The White House Oct. 21 unveiled a 33-page report called “Jobs and Economic Security for America’s Women,” ABC News reported. The report said its purpose is to show that the administration “has implemented and proposed policies that form a comprehensive plan to support women at all stages of their careers.” Apparently, you must have a career to be a female Democrat.
Presidential adviser Valerie Jarrett told reporters: “Economic issues are women’s issues. Women and girls have been a focus of this administration from the very start.” Jarrett denied that the new report had anything to do with the upcoming election. Why on earth could anyone have imagined there could be politics involved just several days before an election? An ABC poll showed among likely voters, women gave Democrats a three percentage point advantage—47 to 44 percent. One sure fact is that Obama has been courting the female vote like a love-sick puppy throughout his political career.
A few days earlier, a political star of a completely opposite philosophical stripe from Jarrett, namely Sarah Palin, was politicking in Nevada. She was helping to rev up the Tea Party people for a final stretch drive to oust Harry Reid as Senate Majority Leader, a symbol of the far left if there ever was one. Reid led the Senate to approval of such Democrat socialistic legislative failures as the stimulus law and the ObamaCare law. Palin was there to support Sharron Angle, who was running commercials pointing out that Reid was worth $6 million and living in a million dollar Ritz Carlton condo.
From the women’s suffrage movement in the 19th century to their positions as elected or appointed officials in the 21st century, women have played an important role in our political life. As long ago as 1875, in Minnesota, women first voted in school elections.
Women formed a large part of Obama’s supporter base when he was elected President. Today, many Republican and independent women have spread their political wings, especially as the Tea Part movement has expanded. The Gallup Poll in a release Oct. 21 reviewed its findings shortly before the 2008 Presidential election. It reported that women independents are up for grabs. Gallup said Independent women who are Catholic, middle aged, not college graduates, of “average religiosity,” and of mid-range incomes were most evenly split in their Presidential candidate choices and therefore most up for grabs in the election. The female vote in the last election broke down as follows: More single, young, college-educated women with no religion voted Democrat. Older, married religious, and slightly more wealthy women voted Republican.
Jarrett has been quoted as saying “The Tea Party is anti-government and trying to rebel against the government. It’s easy to scare people and get them angry when they’re scared.” She is a former Chicago power broker and slum lord who thinks like a Socialist. She is called Obama’s alter ego. He appointed her his czar for intergovernmental affairs and public liaison. She showed her arrogance in September in an appearance on The View TV show, when she blamed the Bush Administration for the 750,000-per-month job loss that she said Obama “inherited.” Jarrett has served as a conduit for bringing far-left radicals into the Obama Administration, beginning with Van Jones, an admitted communist, as the Green Job Czar.

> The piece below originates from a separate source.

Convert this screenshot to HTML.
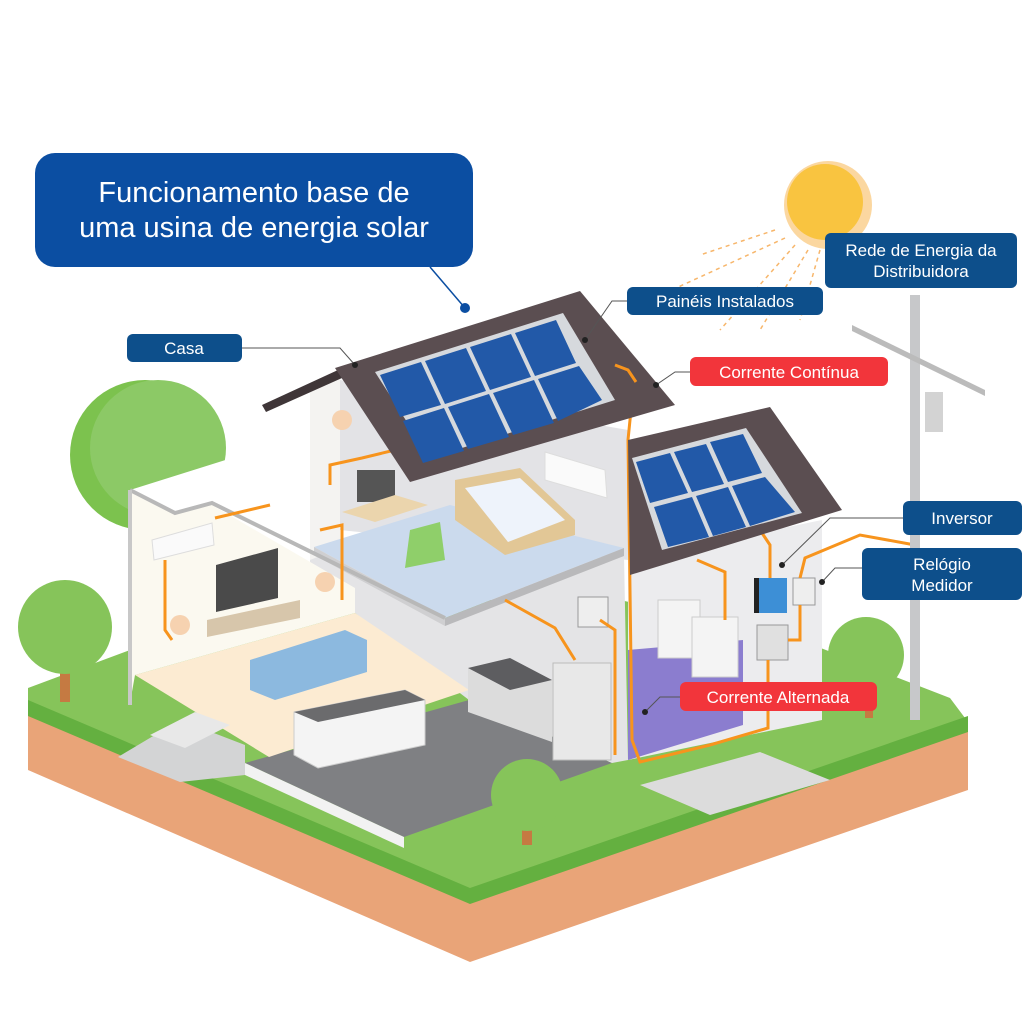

In bold contrast, Sarah Palin is a strong proponent of gun rights, is opposed to abortion and embryonic stem cell research. She has called for a new conservative feminist movement. She has said she believes a marriage should be between a man and a woman. She has also expressed favoring capital punishment and is pro-Israel.
Palin hues to the Tea Party mission statement: “to attract, educate, and organize, and mobilize our fellow citizens to secure public policy consistent with our three core values of fiscal responsibility, constitutionally limited government and free markets.” Tea Party Patriots, Inc. is a non-partisan grassroots group of individuals united by core values derived from the “Declaration of Independence, the Constitution of the United States of America, the Bill of Rights as explained in the Federalist Papers. We hold that the United States is a Republic conceived by its architects as a nation whose people were granted unalienable rights by our Creator. Chiefly among them are the rights to ‘life, liberty, and the pursuit of happiness.’”
In Nevada, Palin said we need people like Sharron Angle and Carly Fiorino (running for the Senate in California). She thanked the large crowd for being “so bold in your support of Sharron Angle,” noting that for months Reid has been attacking her. “Yet, she’s still standing,” Palin shouted. She also unleased her displeasure with Speaker Nancy Pelosi and the “mainstream media.” She also issued a warning: “Mr. Obama, you’re next, because now we can see 2012 from our house.”
Today, the House of Representatives has 76 women; 59 are Democrats, 17 Republicans. In the Senate are 13 Democrat women and 4 Republicans. Those numbers could drastically change after the Nov. 2 election. Conservative women have their fingers crossed.